■ Data excerpt
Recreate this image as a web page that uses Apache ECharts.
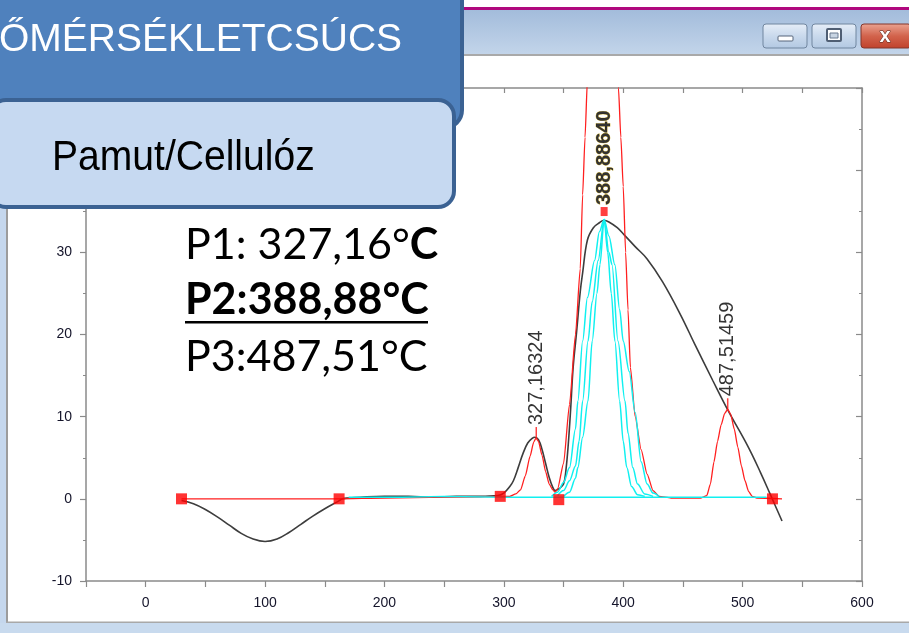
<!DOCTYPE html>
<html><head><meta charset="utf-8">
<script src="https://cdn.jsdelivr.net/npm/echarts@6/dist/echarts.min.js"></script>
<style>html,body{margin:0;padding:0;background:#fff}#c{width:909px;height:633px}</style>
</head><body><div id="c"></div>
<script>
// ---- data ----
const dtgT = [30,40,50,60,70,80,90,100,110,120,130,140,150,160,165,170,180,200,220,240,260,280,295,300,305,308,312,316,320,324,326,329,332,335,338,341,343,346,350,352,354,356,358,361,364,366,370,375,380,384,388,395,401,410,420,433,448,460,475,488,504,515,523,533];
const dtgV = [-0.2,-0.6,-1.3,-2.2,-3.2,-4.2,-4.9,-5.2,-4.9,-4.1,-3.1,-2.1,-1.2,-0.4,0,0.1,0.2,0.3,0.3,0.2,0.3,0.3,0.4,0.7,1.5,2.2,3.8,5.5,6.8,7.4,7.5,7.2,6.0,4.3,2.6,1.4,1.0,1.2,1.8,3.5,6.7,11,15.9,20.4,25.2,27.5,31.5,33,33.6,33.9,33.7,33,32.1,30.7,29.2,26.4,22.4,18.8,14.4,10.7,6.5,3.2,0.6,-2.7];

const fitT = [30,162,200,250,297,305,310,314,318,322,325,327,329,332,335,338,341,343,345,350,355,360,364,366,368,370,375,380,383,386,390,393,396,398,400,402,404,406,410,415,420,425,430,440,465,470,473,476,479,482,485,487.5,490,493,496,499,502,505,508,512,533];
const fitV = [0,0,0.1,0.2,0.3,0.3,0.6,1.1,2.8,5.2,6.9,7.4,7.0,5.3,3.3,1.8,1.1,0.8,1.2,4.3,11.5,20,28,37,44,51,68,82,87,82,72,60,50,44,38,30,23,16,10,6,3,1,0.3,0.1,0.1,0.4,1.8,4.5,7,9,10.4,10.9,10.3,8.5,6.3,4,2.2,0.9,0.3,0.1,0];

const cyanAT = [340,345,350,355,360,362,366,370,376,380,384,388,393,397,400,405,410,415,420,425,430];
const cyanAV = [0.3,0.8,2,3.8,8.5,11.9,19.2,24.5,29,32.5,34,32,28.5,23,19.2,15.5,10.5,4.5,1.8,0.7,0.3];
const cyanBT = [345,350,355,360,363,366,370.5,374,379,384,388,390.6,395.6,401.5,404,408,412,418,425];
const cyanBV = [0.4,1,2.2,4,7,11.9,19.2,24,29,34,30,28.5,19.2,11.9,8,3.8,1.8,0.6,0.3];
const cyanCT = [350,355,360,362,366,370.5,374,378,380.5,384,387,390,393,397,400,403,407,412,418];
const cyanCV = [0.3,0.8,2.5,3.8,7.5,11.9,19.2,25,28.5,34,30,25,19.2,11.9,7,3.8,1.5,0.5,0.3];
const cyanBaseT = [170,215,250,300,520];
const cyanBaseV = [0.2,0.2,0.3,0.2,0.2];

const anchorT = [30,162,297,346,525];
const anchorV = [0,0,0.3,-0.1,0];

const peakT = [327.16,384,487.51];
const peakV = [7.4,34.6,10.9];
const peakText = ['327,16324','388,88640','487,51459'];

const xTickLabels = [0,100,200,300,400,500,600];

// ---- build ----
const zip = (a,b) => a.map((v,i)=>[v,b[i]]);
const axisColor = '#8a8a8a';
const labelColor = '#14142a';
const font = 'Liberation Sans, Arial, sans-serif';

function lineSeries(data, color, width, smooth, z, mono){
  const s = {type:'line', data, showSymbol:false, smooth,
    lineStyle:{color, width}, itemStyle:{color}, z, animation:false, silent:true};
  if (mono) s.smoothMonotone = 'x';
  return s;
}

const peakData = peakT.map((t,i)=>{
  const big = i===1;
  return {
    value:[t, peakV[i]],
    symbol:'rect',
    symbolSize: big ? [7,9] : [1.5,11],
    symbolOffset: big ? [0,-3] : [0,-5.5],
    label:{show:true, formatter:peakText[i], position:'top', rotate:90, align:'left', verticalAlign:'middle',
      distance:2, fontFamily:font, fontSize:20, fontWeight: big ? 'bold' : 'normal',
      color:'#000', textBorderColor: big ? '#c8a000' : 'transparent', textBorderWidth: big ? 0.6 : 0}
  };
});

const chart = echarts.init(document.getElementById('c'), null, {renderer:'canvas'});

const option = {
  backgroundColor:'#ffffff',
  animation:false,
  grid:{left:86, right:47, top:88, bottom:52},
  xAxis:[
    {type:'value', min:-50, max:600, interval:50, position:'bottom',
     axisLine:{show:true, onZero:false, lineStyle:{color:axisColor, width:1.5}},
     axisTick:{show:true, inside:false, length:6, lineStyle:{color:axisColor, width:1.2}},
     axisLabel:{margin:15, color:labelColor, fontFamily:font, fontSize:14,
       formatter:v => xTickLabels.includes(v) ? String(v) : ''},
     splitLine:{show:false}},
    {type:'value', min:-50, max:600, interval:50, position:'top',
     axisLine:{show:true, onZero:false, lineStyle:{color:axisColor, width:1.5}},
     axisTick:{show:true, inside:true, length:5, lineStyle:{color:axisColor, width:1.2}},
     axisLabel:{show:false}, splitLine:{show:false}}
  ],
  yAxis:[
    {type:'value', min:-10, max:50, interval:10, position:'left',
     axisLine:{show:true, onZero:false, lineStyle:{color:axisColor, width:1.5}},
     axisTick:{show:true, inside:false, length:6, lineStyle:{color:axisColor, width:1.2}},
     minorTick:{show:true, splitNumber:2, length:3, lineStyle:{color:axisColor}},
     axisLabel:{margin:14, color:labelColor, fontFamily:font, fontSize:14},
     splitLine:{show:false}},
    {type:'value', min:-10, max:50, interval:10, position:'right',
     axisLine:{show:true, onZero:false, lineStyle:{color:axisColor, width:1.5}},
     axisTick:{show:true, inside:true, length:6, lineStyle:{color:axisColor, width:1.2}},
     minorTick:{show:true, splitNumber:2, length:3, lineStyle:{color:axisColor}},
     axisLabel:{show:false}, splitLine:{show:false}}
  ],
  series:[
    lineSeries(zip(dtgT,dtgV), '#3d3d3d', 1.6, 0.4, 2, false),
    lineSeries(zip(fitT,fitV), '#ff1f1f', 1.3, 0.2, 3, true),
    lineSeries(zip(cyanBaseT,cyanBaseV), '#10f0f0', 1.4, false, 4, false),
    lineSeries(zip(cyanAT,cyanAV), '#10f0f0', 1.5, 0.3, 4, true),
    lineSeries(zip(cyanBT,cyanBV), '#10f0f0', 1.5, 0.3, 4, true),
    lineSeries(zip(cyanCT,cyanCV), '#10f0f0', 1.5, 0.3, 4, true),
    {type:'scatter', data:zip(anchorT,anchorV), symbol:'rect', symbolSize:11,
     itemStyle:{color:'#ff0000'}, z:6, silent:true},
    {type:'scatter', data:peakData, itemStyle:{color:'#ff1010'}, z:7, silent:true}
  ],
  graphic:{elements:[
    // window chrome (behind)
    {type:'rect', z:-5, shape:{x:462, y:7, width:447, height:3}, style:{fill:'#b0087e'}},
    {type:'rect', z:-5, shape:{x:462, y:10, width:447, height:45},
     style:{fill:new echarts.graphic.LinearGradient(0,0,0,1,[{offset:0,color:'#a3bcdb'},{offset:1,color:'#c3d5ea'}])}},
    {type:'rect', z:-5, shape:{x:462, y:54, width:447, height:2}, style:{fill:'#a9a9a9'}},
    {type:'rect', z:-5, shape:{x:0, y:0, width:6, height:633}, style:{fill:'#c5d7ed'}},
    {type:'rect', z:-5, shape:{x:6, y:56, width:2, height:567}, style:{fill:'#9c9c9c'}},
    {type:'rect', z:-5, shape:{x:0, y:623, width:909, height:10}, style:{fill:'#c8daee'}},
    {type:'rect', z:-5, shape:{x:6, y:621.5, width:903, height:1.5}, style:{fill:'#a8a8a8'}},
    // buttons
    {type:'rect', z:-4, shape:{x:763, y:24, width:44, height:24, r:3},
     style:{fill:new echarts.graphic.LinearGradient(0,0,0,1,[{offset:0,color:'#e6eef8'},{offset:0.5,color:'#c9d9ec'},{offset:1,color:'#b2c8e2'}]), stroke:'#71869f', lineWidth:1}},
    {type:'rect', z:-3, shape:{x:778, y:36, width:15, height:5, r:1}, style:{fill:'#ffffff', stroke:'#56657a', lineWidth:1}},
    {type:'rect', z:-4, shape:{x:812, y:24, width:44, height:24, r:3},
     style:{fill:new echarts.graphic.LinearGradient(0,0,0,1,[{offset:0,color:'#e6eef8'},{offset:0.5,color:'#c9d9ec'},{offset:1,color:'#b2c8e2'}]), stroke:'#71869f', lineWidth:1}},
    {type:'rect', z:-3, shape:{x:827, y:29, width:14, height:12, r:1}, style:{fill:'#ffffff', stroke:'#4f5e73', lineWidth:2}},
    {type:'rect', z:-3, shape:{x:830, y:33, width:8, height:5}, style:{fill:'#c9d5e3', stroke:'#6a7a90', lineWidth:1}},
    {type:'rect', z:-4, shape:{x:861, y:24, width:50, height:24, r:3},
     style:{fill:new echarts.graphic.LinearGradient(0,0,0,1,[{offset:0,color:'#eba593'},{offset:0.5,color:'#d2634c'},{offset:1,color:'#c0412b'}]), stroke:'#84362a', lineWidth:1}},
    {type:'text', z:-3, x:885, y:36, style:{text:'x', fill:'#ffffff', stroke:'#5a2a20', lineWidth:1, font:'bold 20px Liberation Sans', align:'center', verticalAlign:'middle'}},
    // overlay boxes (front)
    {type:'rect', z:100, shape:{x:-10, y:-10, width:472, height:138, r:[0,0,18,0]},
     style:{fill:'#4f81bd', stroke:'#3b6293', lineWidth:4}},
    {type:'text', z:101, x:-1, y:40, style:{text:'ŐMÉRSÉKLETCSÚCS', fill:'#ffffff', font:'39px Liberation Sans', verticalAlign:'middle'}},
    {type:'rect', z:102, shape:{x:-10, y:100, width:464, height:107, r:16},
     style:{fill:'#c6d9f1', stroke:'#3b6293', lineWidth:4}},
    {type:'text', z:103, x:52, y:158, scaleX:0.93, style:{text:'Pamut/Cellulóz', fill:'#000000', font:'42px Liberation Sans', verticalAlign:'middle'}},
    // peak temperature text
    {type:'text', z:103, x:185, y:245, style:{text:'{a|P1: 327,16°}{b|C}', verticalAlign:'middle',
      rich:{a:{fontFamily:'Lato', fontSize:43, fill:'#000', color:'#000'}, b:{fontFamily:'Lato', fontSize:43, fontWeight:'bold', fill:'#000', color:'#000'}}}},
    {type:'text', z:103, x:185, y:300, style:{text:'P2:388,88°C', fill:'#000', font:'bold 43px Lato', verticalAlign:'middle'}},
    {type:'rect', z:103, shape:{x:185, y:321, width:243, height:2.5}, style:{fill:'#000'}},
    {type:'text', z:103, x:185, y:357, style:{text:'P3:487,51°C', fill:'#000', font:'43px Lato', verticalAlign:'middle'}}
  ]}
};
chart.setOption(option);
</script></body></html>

■ What to produce
Copy nothing but the lines from the top of the material through the line holding "const anchorV = [0,0,0.3,-0.1,0];", exactly as written; omit pictures.

■ Exercise answer
Recreate this image as a web page that uses Apache ECharts.
<!DOCTYPE html>
<html><head><meta charset="utf-8">
<script src="https://cdn.jsdelivr.net/npm/echarts@6/dist/echarts.min.js"></script>
<style>html,body{margin:0;padding:0;background:#fff}#c{width:909px;height:633px}</style>
</head><body><div id="c"></div>
<script>
// ---- data ----
const dtgT = [30,40,50,60,70,80,90,100,110,120,130,140,150,160,165,170,180,200,220,240,260,280,295,300,305,308,312,316,320,324,326,329,332,335,338,341,343,346,350,352,354,356,358,361,364,366,370,375,380,384,388,395,401,410,420,433,448,460,475,488,504,515,523,533];
const dtgV = [-0.2,-0.6,-1.3,-2.2,-3.2,-4.2,-4.9,-5.2,-4.9,-4.1,-3.1,-2.1,-1.2,-0.4,0,0.1,0.2,0.3,0.3,0.2,0.3,0.3,0.4,0.7,1.5,2.2,3.8,5.5,6.8,7.4,7.5,7.2,6.0,4.3,2.6,1.4,1.0,1.2,1.8,3.5,6.7,11,15.9,20.4,25.2,27.5,31.5,33,33.6,33.9,33.7,33,32.1,30.7,29.2,26.4,22.4,18.8,14.4,10.7,6.5,3.2,0.6,-2.7];

const fitT = [30,162,200,250,297,305,310,314,318,322,325,327,329,332,335,338,341,343,345,350,355,360,364,366,368,370,375,380,383,386,390,393,396,398,400,402,404,406,410,415,420,425,430,440,465,470,473,476,479,482,485,487.5,490,493,496,499,502,505,508,512,533];
const fitV = [0,0,0.1,0.2,0.3,0.3,0.6,1.1,2.8,5.2,6.9,7.4,7.0,5.3,3.3,1.8,1.1,0.8,1.2,4.3,11.5,20,28,37,44,51,68,82,87,82,72,60,50,44,38,30,23,16,10,6,3,1,0.3,0.1,0.1,0.4,1.8,4.5,7,9,10.4,10.9,10.3,8.5,6.3,4,2.2,0.9,0.3,0.1,0];

const cyanAT = [340,345,350,355,360,362,366,370,376,380,384,388,393,397,400,405,410,415,420,425,430];
const cyanAV = [0.3,0.8,2,3.8,8.5,11.9,19.2,24.5,29,32.5,34,32,28.5,23,19.2,15.5,10.5,4.5,1.8,0.7,0.3];
const cyanBT = [345,350,355,360,363,366,370.5,374,379,384,388,390.6,395.6,401.5,404,408,412,418,425];
const cyanBV = [0.4,1,2.2,4,7,11.9,19.2,24,29,34,30,28.5,19.2,11.9,8,3.8,1.8,0.6,0.3];
const cyanCT = [350,355,360,362,366,370.5,374,378,380.5,384,387,390,393,397,400,403,407,412,418];
const cyanCV = [0.3,0.8,2.5,3.8,7.5,11.9,19.2,25,28.5,34,30,25,19.2,11.9,7,3.8,1.5,0.5,0.3];
const cyanBaseT = [170,215,250,300,520];
const cyanBaseV = [0.2,0.2,0.3,0.2,0.2];

const anchorT = [30,162,297,346,525];
const anchorV = [0,0,0.3,-0.1,0];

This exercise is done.